Thursday, January 12, 2006

Happy New Year! My, it has been a long time. The Quistilton Gang has been busy traveling to Massachoo for the holidays, attending Cornell Women’s Hockey games (The Wee One’s chant: “Let’s go Big Red let’s go clap clap!”), and I, personally, have been engrossed in some new activities of my own. First, I’ve been reading “Eats, Shoots and Leaves,” by Lynne Truss. My brother and my sister each gave me a copy this Christmas—should I take this as a hint?
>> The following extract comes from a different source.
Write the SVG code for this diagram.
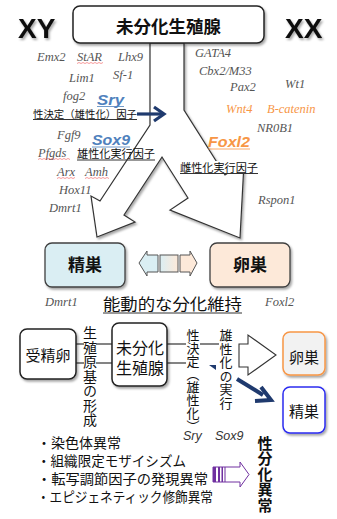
<svg xmlns="http://www.w3.org/2000/svg" width="337" height="519" viewBox="0 0 337 519">
<defs>
<filter id="sh" x="-20%" y="-20%" width="140%" height="140%"><feDropShadow dx="1.5" dy="2" stdDeviation="1.2" flood-color="#000" flood-opacity="0.35"/></filter>
<linearGradient id="mid" x1="0" x2="1" y1="0" y2="0"><stop offset="0" stop-color="#DAEEF3"/><stop offset="1" stop-color="#FDE9D9"/></linearGradient>
<style>
.jp{font-family:"Noto Sans CJK JP",sans-serif;fill:#111}
.jb{font-family:"Noto Sans CJK JP",sans-serif;font-weight:bold;fill:#111}
.v{writing-mode:vertical-rl}
.g{font-family:"Liberation Serif",serif;font-style:italic;font-size:12.5px;fill:#555}
.o{font-family:"Liberation Serif",serif;font-style:italic;font-size:12.5px;fill:#F79646}
.key{font-family:"Liberation Sans",sans-serif;font-style:italic;font-weight:bold;font-size:14.5px}
.xy{font-family:"Liberation Sans",sans-serif;font-weight:bold;font-size:28px;fill:#111}
.ln{stroke:#333;stroke-width:1.2;fill:none}
.ul{stroke:#333;stroke-width:1;fill:none}
.red{stroke:#e33;stroke-width:0.7;fill:none;opacity:0.7}
.box{fill:#fff;stroke:#222;stroke-width:1.5}
</style>
</defs>
<rect width="337" height="519" fill="#fff"/>

<g id="split-arrow">
<path filter="url(#sh)" d="M150,43 L150,125 L100,201 L91,196 L97,237 L135,222 L124,215 L162,157 L188,198 L170,210 L240,238 L244,163 L225,175 L184,110 L184,43 Z" fill="#fff" stroke="#333" stroke-width="1.2" stroke-linejoin="miter"/>
</g>

<g id="top-box">
<rect x="73" y="6" width="191" height="37" rx="7" class="box" filter="url(#sh)"/>
<text x="168.5" y="32.5" class="jb" font-size="17.5" text-anchor="middle">未分化生殖腺</text>
</g>
<g id="xy"><text x="18" y="38" class="xy" filter="url(#sh)">XY</text></g>
<g id="xx"><text x="285" y="38" class="xy" filter="url(#sh)">XX</text></g>

<g id="male-genes">
<text x="37" y="61" class="g">Emx2</text>
<text x="77" y="61" class="g">StAR</text>
<path class="red" d="M77,63.5 l2,-1 l2,1 l2,-1 l2,1 l2,-1 l2,1 l2,-1 l2,1 l2,-1 l2,1 l2,-1 l2,1 l2,-1"/>
<text x="118" y="61" class="g">Lhx9</text>
<text x="69" y="82" class="g">Lim1</text>
<text x="113" y="79" class="g">Sf-1</text>
<text x="63" y="100" class="g">fog2</text>
<text x="97" y="104.5" class="key" fill="#4F81BD" textLength="27" lengthAdjust="spacingAndGlyphs">Sry</text>
<line x1="97" y1="106.5" x2="124" y2="106.5" stroke="#4F81BD" stroke-width="0.8"/>
<text x="33" y="117.5" class="jp" font-size="10.4" textLength="104" lengthAdjust="spacingAndGlyphs">性決定（雄性化）因子</text>
<line class="ul" x1="33" y1="119.5" x2="137" y2="119.5"/>
<text x="57" y="139" class="g">Fgf9</text>
<text x="92" y="145" class="key" fill="#4F81BD" textLength="38" lengthAdjust="spacingAndGlyphs">Sox9</text>
<line x1="92" y1="147" x2="130" y2="147" stroke="#4F81BD" stroke-width="0.8"/>
<text x="38" y="157" class="g">Pfgds</text>
<path class="red" d="M38,159.5 l2,-1 l2,1 l2,-1 l2,1 l2,-1 l2,1 l2,-1 l2,1 l2,-1 l2,1 l2,-1 l2,1 l2,-1 l2,1 l2,-1 l2,1"/>
<text x="77" y="158" class="jp" font-size="11" textLength="78" lengthAdjust="spacingAndGlyphs">雄性化実行因子</text>
<line class="ul" x1="77" y1="160" x2="155" y2="160"/>
<text x="57" y="176" class="g">Arx</text>
<path class="red" d="M57,178.5 l2,-1 l2,1 l2,-1 l2,1 l2,-1 l2,1 l2,-1 l2,1 l2,-1"/>
<text x="85" y="176" class="g">Amh</text>
<path class="red" d="M85,178.5 l2,-1 l2,1 l2,-1 l2,1 l2,-1 l2,1 l2,-1 l2,1 l2,-1 l2,1 l2,-1 l2,1"/>
<text x="59" y="194" class="g">Hox11</text>
<text x="49" y="212" class="g">Dmrt1</text>
</g>

<g id="female-genes">
<text x="195" y="57" class="g">GATA4</text>
<text x="199" y="75" class="g">Cbx2/M33</text>
<text x="230" y="91" class="g">Pax2</text>
<text x="285" y="88" class="g">Wt1</text>
<text x="226" y="113" class="o">Wnt4</text>
<text x="267" y="113" class="o">B-catenin</text>
<text x="257" y="132" class="g">NR0B1</text>
<text x="208" y="147" class="key" fill="#F79646" textLength="42" lengthAdjust="spacingAndGlyphs">Foxl2</text>
<line x1="208" y1="149" x2="250" y2="149" stroke="#F79646" stroke-width="0.8"/>
<rect x="180" y="161" width="78" height="12" fill="#fff"/>
<text x="180" y="171.5" class="jp" font-size="11" textLength="78" lengthAdjust="spacingAndGlyphs">雌性化実行因子</text>
<line class="ul" x1="180" y1="173.5" x2="258" y2="173.5"/>
<text x="258" y="204" class="g">Rspon1</text>
</g>

<g id="connectors">
<line x1="137" y1="114" x2="162" y2="114" stroke="#1F3A6E" stroke-width="3.2"/>
<polyline points="154,107 164,114 154,121" fill="none" stroke="#1F3A6E" stroke-width="3.2"/>
<polygon points="139,263 147,251 147,255 158,255 158,272 147,272 147,276" fill="#DAEEF3" stroke="#555" stroke-width="1"/>
<rect x="160" y="255" width="18" height="17" fill="url(#mid)" stroke="#555" stroke-width="1"/>
<polygon points="180,255 190,255 190,251 197,263 190,276 190,272 180,272" fill="#FDE9D9" stroke="#555" stroke-width="1"/>
<line class="ln" x1="76" y1="344" x2="84" y2="344"/>
<line class="ln" x1="96" y1="344" x2="112" y2="344"/>
<line class="ln" x1="76" y1="363" x2="84" y2="363"/>
<line class="ln" x1="96" y1="363" x2="112" y2="363"/>
<line class="ln" x1="167" y1="344" x2="186" y2="344"/>
<line class="ln" x1="167" y1="363" x2="186" y2="363"/>
<line class="ln" x1="200" y1="344" x2="219" y2="344"/>
<polygon points="209,365 216,365 216,370" fill="#1F3A6E"/>
<polygon points="239,344 248,344 248,335 276,355 248,375 248,367 239,367" fill="#fff" stroke="#333" stroke-width="1.1"/>
<line x1="237" y1="379" x2="263" y2="395" stroke="#1F3A6E" stroke-width="4"/>
<polyline points="261,387 271,400 255,401" fill="none" stroke="#1F3A6E" stroke-width="4"/>
<polygon points="213,467 240,467 240,462 249,474.5 240,487 240,482 213,482" fill="#fff" stroke="#7030A0" stroke-width="1"/>
<rect x="213" y="467" width="3" height="15" fill="#7030A0"/>
<rect x="218" y="467" width="2" height="15" fill="#7030A0"/>
<rect x="221.5" y="467" width="1.5" height="15" fill="#7030A0"/>
<rect x="224.5" y="467" width="1" height="15" fill="#7030A0"/>
</g>

<g id="testis">
<rect x="45" y="243" width="80" height="44" rx="7" fill="#DAEEF3" stroke="#404040" stroke-width="1.3" filter="url(#sh)"/>
<text x="85" y="271" class="jb" font-size="17" text-anchor="middle">精巣</text>
</g>
<g id="ovary">
<rect x="210" y="243" width="80" height="44" rx="7" fill="#FDE9D9" stroke="#404040" stroke-width="1.3" filter="url(#sh)"/>
<text x="250" y="271" class="jb" font-size="17" text-anchor="middle">卵巣</text>
</g>

<g id="maintenance">
<text x="45" y="306" class="g" font-size="12">Dmrt1</text>
<text x="103" y="309.5" class="jp" font-size="16" textLength="139" lengthAdjust="spacingAndGlyphs">能動的な分化維持</text>
<line class="ul" x1="103" y1="313" x2="242" y2="313"/>
<text x="265" y="306" class="g" font-size="12">Foxl2</text>
</g>

<g id="zygote">
<rect x="20" y="329" width="56" height="50" rx="7" class="box" filter="url(#sh)"/>
<text x="48" y="360.5" class="jp" font-size="15" text-anchor="middle">受精卵</text>
</g>
<g id="primordium-label">
<text x="90" y="326" class="jp v" font-size="14" letter-spacing="0.5">生殖原基の形成</text>
</g>
<g id="undiff-gonad">
<rect x="112" y="323" width="55" height="63" rx="7" class="box" filter="url(#sh)"/>
<text x="140" y="353.5" class="jp" font-size="16" text-anchor="middle">未分化</text>
<text x="140" y="373.5" class="jp" font-size="16" text-anchor="middle">生殖腺</text>
</g>
<g id="sex-determination-label">
<text x="193" y="328.5" class="jp v" font-size="13">性決定（雄性化）</text>
<text x="183" y="440" font-family="Liberation Sans, sans-serif" font-style="italic" font-size="12.5" fill="#333">Sry</text>
</g>
<g id="masculinization-label">
<text x="226" y="328.5" class="jp v" font-size="13" letter-spacing="0.6">雄性化の実行</text>
<text x="215" y="440" font-family="Liberation Sans, sans-serif" font-style="italic" font-size="12.5" fill="#333">Sox9</text>
</g>
<g id="ovary-small">
<rect x="283" y="332" width="42" height="43" rx="7" fill="#F2F2F2" stroke="#F79646" stroke-width="1.5" filter="url(#sh)"/>
<text x="304" y="363" class="jp" font-size="15" text-anchor="middle">卵巣</text>
</g>
<g id="testis-small">
<rect x="283" y="387" width="42" height="46" rx="7" fill="#fff" stroke="#2B2BF0" stroke-width="1.5" filter="url(#sh)"/>
<text x="304" y="417" class="jp" font-size="15" text-anchor="middle">精巣</text>
</g>

<g id="causes">
<text x="37" y="448" class="jp" font-size="14">・染色体異常</text>
<text x="37" y="466" class="jp" font-size="14" textLength="149" lengthAdjust="spacingAndGlyphs">・組織限定モザイシズム</text>
<text x="37" y="483.5" class="jp" font-size="14" textLength="171" lengthAdjust="spacingAndGlyphs">・転写調節因子の発現異常</text>
<text x="37" y="502" class="jp" font-size="14" textLength="176" lengthAdjust="spacingAndGlyphs">・エピジェネティック修飾異常</text>
</g>
<g id="dsd">
<text x="265" y="435.5" class="jb v" font-size="15" letter-spacing="0.5">性分化異常</text>
</g>
</svg>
It’s a hilarious account of punctuation—yes, I used “hilarious” and “punctuation” in the same sentence (twice, actually)—by a woman whose rally cry is, “Sticklers Unite!” (Now I want to go check out the book and see if I punctuated that last sentence at all correctly.) She stood outside the premiere of “Two Weeks Notice” (if that makes you cringe, you’re a stickler) waving a giant apostrophe after the “s” in “Weeks.” She is also helping me feel confident in my persistent placement of commas and periods (she calls them “stops”) inside quotation marks—as in the previous sentence. Americans put them inside, and British folks put them outside. Here is an example of the British version:
Lynne Truss nearly got arrested for hitting someone on the head with a giant apostrophe at the premiere of “Two Weeks (which should be Weeks’) Notice”.

The fact that I so enjoy this book and another gift, the new illustrated Elements of Style (why won't Blogger let me underline?), is evidence that perhaps I should’ve been an English major. Or at least a spinsterish old grammarian. But the thing is, I was never taught grammar! Were you? They just sortof forgot to cover it, back in elementary school. All I remember is a lot of brainstorming going on. (Remember that? Brainstorming was the hugest thing to hit education since Skinner!) Sorry, this whole post is full of inside jokes and useless, boring information. I will commence with the good stuff.

The other activity which has been in the way of the blog has been flying. Yes, I am finally learning how to fly. I say “finally” because my first lesson happened 17 years ago, and I haven’t had another since. (Angst-ridden teenage Linnie plus well-intentioned pilot Dad in a small plane 3500 feet up—bad idea. We ended the session with an agreement to not try and have a conversation until I was 25. Happily, we have moved beyond this.) But “learning to fly” is still a stretch, at this point, since I haven’t yet passed my flight physical. In order to take one lesson at this school, I need to have a third-class medical certificate which requires an extensive physical with vision and hearing testing and all sorts of weighing and measuring of my poor child-destroyed body. Now, I am probably the only student pilot who nearly failed the vision exam because a toddler peed on her leg. The whole thing took so long that I had to leave the doctor’s office and go get the Wee One in the middle of it. Then, the nurse kept leaving me in the examining room while she went off to get snacks. I wouldn’t have minded so much if she had shared. I mean, really.

So anyway, two and a half hours after I initially got there (do doctors think we just have all day to spend in their offices?), I thought I was all done, only to find that one trip to the emergency room for an asthma attack three years ago might flub the whole thing. Now I have to get my doctor to write a letter assuring the FAA that I won’t start wheezing and fall out of the sky (knock wood).

This is certainly the most expensive, selfish hobby I have ever undertaken (my parents might argue that “college” would more aptly fit that description), but think of it—soaring up there, above the clouds in the clear blue with the whole world laid out before you—it’s heaven, both literally and figuratively.